A service mesh manages the communication layer of your microservices system by implementing a software component as a sidecar proxy. This software component performs networking functions, traffic control, tracing and logging. Each service has its own proxy service and all proxy services form the mesh. Each service does not directly communicate with other services but only with its own proxy. The service-to-service communication takes place between proxies. Here’s what the architecture looks like:
With a service mesh, you can build a network of microservices and separate most of the network layer out to streamline the management and observability. Ultimately, if problems occur, it enables you to identify the source of the problem quickly. Here are some of the benefits from using service mesh:
- Ensure consistent communication among services.
- Provide complete visibility of end-to-end communication.
- Control traffic throughout the application such as load balancing, scaling, and traffic routing during deployment.
- Provide insight into metrics, logging and tracing throughout the stacks.
- Streamline the networking layer and distributed architecture implementation such as retries, rate limiting, and circuit breaking out from business logic.
- It is service platform independent, so you can build services in any programming language you wish.
One of the most popular implementations of the sidecar proxy for a service mesh is Envoy. Envoy is a high-performance C++ distributed proxy originally built at Lyft. Envoy runs alongside every service and provides common networking features in a platform-agnostic manner. It is self-contained and has a very small footprint (8 MB). It supports advanced load balancing features including automatic retries, circuit breaking, rate limiting, and so on. As service traffic flows through the mesh, Envoy provides deep observability of L7 (Application Layer) traffic, native support for distributed tracing, and wire-level observability of the system.
One last tip
The purpose of monitoring your application is to collect monitoring and operational data in the form of logs, metrics, events, and traces, in order to identify and respond to issues quickly and minimize disruptions. If your monitoring system is working well, you should ideally be able to easily create alarms and perform automated actions when thresholds are reached. In most cases static alarms are sufficient, but for applications that exhibit organic growth, cyclical, or seasonal behavior (such as requests that peak during the day and taper off at night), they require more thought and knowledge to define the threshold to implement an effective static alarm.

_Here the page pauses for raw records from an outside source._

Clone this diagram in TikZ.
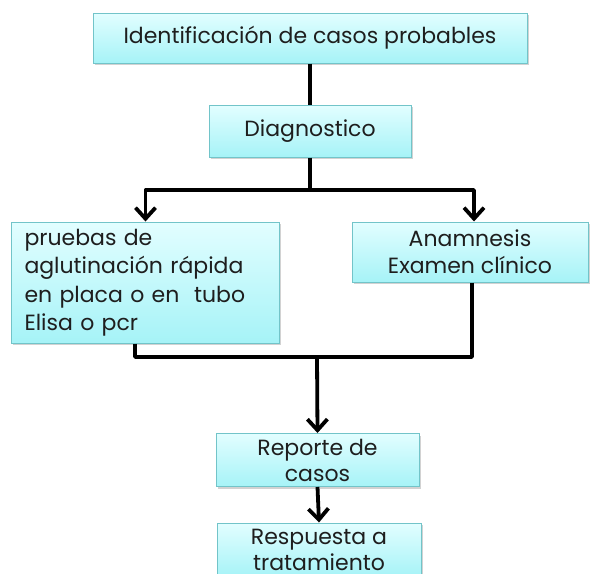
\documentclass[tikz,border=0pt]{standalone}
\usepackage{fontspec}
\setmainfont{Poppins}
\usetikzlibrary{arrows.meta,shadows}
\definecolor{boxtop}{HTML}{E2FEFF}
\definecolor{boxbot}{HTML}{A6F3F7}
\definecolor{boxedge}{HTML}{72C4C9}
\definecolor{textc}{HTML}{1E1E1E}
\begin{document}
\begin{tikzpicture}[x=1pt,y=-1pt,
  box/.style={draw=boxedge, line width=1pt, top color=boxtop, bottom color=boxbot,
    drop shadow={shadow xshift=1.5pt, shadow yshift=-2pt, opacity=0.35},
    inner sep=0pt, font=\fontsize{22}{27.5}\selectfont, text=textc, align=center},
  conn/.style={line width=3.8pt, draw=black, line join=round},
  arr/.style={conn, -{Straight Barb[length=11pt, width=20pt, line width=3.8pt]}}]
\clip (0,0) rectangle (594,573);
\fill[white] (0,0) rectangle (594,573);
\node[box, minimum width=434pt, minimum height=50pt] (b1) at (310,38) {Identificación de casos probables};
\node[box, minimum width=202pt, minimum height=52pt] (b2) at (310,131) {Diagnostico};
\node[box, minimum width=268pt, minimum height=121pt, text width=242pt, align=left, font=\fontsize{22}{28.5}\selectfont] (lb) at (145.5,282.5) {pruebas de\\aglutinación rápida\\en placa o en\ \ tubo\\Elisa o pcr};
\node[box, minimum width=236pt, minimum height=60pt, font=\fontsize{22}{27}\selectfont] (rb) at (470,252) {Anamnesis\\Examen clínico};
\node[box, minimum width=203pt, minimum height=53pt, font=\fontsize{22}{26}\selectfont] (rep) at (317.5,460) {Reporte de\\casos};
\node[box, minimum width=204pt, minimum height=54pt, font=\fontsize{22}{26}\selectfont] (res) at (319,550) {Respuesta a\\tratamiento};
\coordinate (j1) at (310,190);
\coordinate (j2) at (317,357);
\draw[conn] (b1.south) -- (b2.north);
\draw[conn] (b2.south) -- (j1);
\draw[arr] (j1) -| (lb.north);
\draw[arr] (j1) -| ([xshift=4pt]rb.north);
\draw[conn] ([xshift=-10.5pt]lb.south) |- (j2);
\draw[conn] ([xshift=2pt]rb.south) |- (j2);
\draw[arr] (j2) -- (rep.north);
\draw[arr] (rep.south) -- (res.north);
\end{tikzpicture}
\end{document}
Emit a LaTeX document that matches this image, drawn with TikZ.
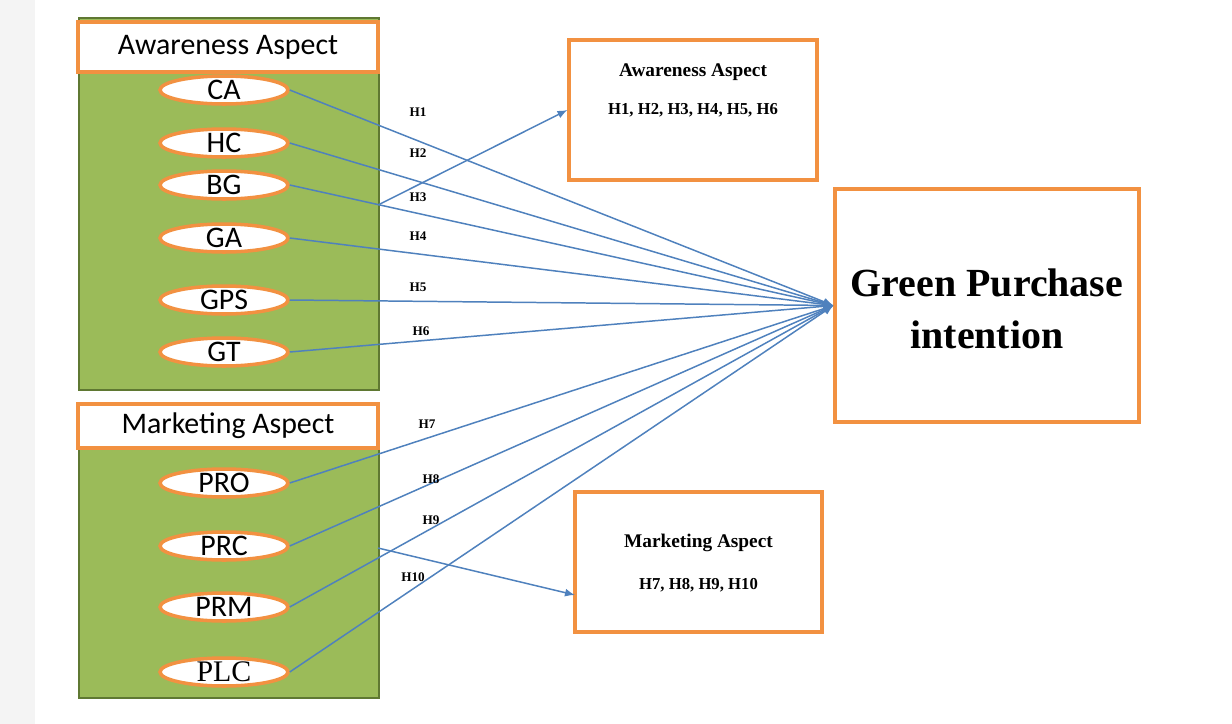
\documentclass[tikz,border=0pt]{standalone}
\usepackage{fontspec}
\setmainfont{Liberation Serif}
\setsansfont{Carlito}
\usetikzlibrary{arrows.meta,positioning,shapes.geometric,calc}
\usepackage{xcolor}
\definecolor{naranja}{RGB}{242,145,65}
\definecolor{verde}{RGB}{155,187,89}
\definecolor{verdeosc}{RGB}{95,120,50}
\definecolor{azul}{RGB}{79,129,189}
\definecolor{gris}{RGB}{244,244,244}

\begin{document}
\begin{tikzpicture}[
  x=0.02cm, y=-0.02cm,
  grupo/.style={rectangle, draw=verdeosc, line width=1.2pt, fill=verde, minimum width=6cm, anchor=north west, inner sep=0pt},
  titulo/.style={rectangle, draw=naranja, line width=1.8pt, fill=white, minimum width=6cm, minimum height=1cm, inner sep=0pt, font=\sffamily\fontsize{17}{20}\selectfont},
  ovalo/.style={ellipse, draw=naranja, line width=2pt, fill=white, minimum width=2.56cm, minimum height=0.56cm, inner sep=0pt, text height=10.5pt, text depth=0pt, font=\sffamily\fontsize{17}{20}\selectfont},
  caja/.style={rectangle, draw=naranja, line width=1.8pt, inner sep=0pt},
  texto/.style={align=center, inner sep=0pt, font=\bfseries},
  flecha/.style={-{Latex[length=2mm, width=1.6mm]}, azul, line width=0.85pt},
  etiqueta/.style={inner sep=0pt, font=\bfseries\fontsize{7.5}{8}\selectfont}
]
\useasboundingbox (0,0) rectangle (1232,724);
\fill[gris] (0,0) rectangle (35,724);

% awareness side
\node[grupo, minimum height=7.44cm] (gaw) at (78,17) {};
\node[titulo] (taw) at (228,47) {Awareness Aspect};
\node[ovalo] (ca) at (224,90) {CA};
\node[ovalo] (hc) at (224,143) {HC};
\node[ovalo] (bg) at (224,185) {BG};
\node[ovalo] (ga) at (224,238) {GA};
\node[ovalo] (gps) at (224,300) {GPS};
\node[ovalo] (gt) at (224,352) {GT};

% marketing side
\node[grupo, minimum height=4.98cm] (gmk) at (78,448) {};
\node[titulo, minimum height=0.88cm] (tmk) at (228,426) {Marketing Aspect};
\node[ovalo] (pro) at (224,483) {PRO};
\node[ovalo] (prc) at (224,546) {PRC};
\node[ovalo] (prm) at (224,607) {PRM};
\node[ovalo, font=\rmfamily\fontsize{17}{20}\selectfont] (plc) at (224,672) {PLC};

% right boxes
\node[caja, minimum width=4.96cm, minimum height=2.8cm] (awbox) at (693,110) {};
\node[texto, font=\bfseries\fontsize{11}{13}\selectfont] (awtit) at (693,72) {Awareness Aspect};
\node[texto, font=\bfseries\fontsize{9.5}{11}\selectfont] (awhip) at (693,110) {H1, H2, H3, H4, H5, H6};

\node[caja, minimum width=6.08cm, minimum height=4.66cm] (gpi) at (987,305.5) {};
\node[texto, font=\bfseries\fontsize{22.7}{29.5}\selectfont] (gpitxt) at (987,309) {Green Purchase\\intention};

\node[caja, minimum width=4.94cm, minimum height=2.8cm] (mkbox) at (698.5,562) {};
\node[texto, font=\bfseries\fontsize{11}{13}\selectfont] (mktit) at (698.5,543) {Marketing Aspect};
\node[texto, font=\bfseries\fontsize{9.5}{11}\selectfont] (mkhip) at (698.5,585) {H7, H8, H9, H10};

% hypotheses
\draw[flecha] (ca.east) -- (gpi.west);
\draw[flecha] (hc.east) -- (gpi.west);
\draw[flecha] (bg.east) -- (gpi.west);
\draw[flecha] (ga.east) -- (gpi.west);
\draw[flecha] (gps.east) -- (gpi.west);
\draw[flecha] (gt.east) -- (gpi.west);
\draw[flecha] (pro.east) -- (gpi.west);
\draw[flecha] (prc.east) -- (gpi.west);
\draw[flecha] (prm.east) -- (gpi.west);
\draw[flecha] (plc.east) -- (gpi.west);

\coordinate (awsal) at (378,205);
\draw[flecha] (awsal) -- (awbox.west);
\coordinate (mksal) at (378,548);
\coordinate (mkfin) at (575,595);
\draw[flecha] (mksal) -- (mkfin);

\node[etiqueta] (h1) at (418,112) {H1};
\node[etiqueta] (h2) at (418,153) {H2};
\node[etiqueta] (h3) at (418,197) {H3};
\node[etiqueta] (h4) at (418,236) {H4};
\node[etiqueta] (h5) at (418,287) {H5};
\node[etiqueta] (h6) at (421,331) {H6};
\node[etiqueta] (h7) at (427,424) {H7};
\node[etiqueta] (h8) at (431,479) {H8};
\node[etiqueta] (h9) at (431,520) {H9};
\node[etiqueta] (h10) at (413,577) {H10};
\end{tikzpicture}
\end{document}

The common challenge is finding the right threshold — either it is too broad and risks letting problems slip, or it is too tight and gives too many false alerts.
The way to solve this puzzle is with machine learning. Many monitoring tools now incorporate this capability to be able to learn what the normal baseline is and recognize anomalous behavior in the data when it arises. The tool can adapt to metric trends and seasonality to continuously monitor the dynamic nature of system and application behavior, and auto-adjust to situations such as time-of-day utilization peaks. With machine learning, you can preemptively identify runtime issues sooner, reducing system and application downtime.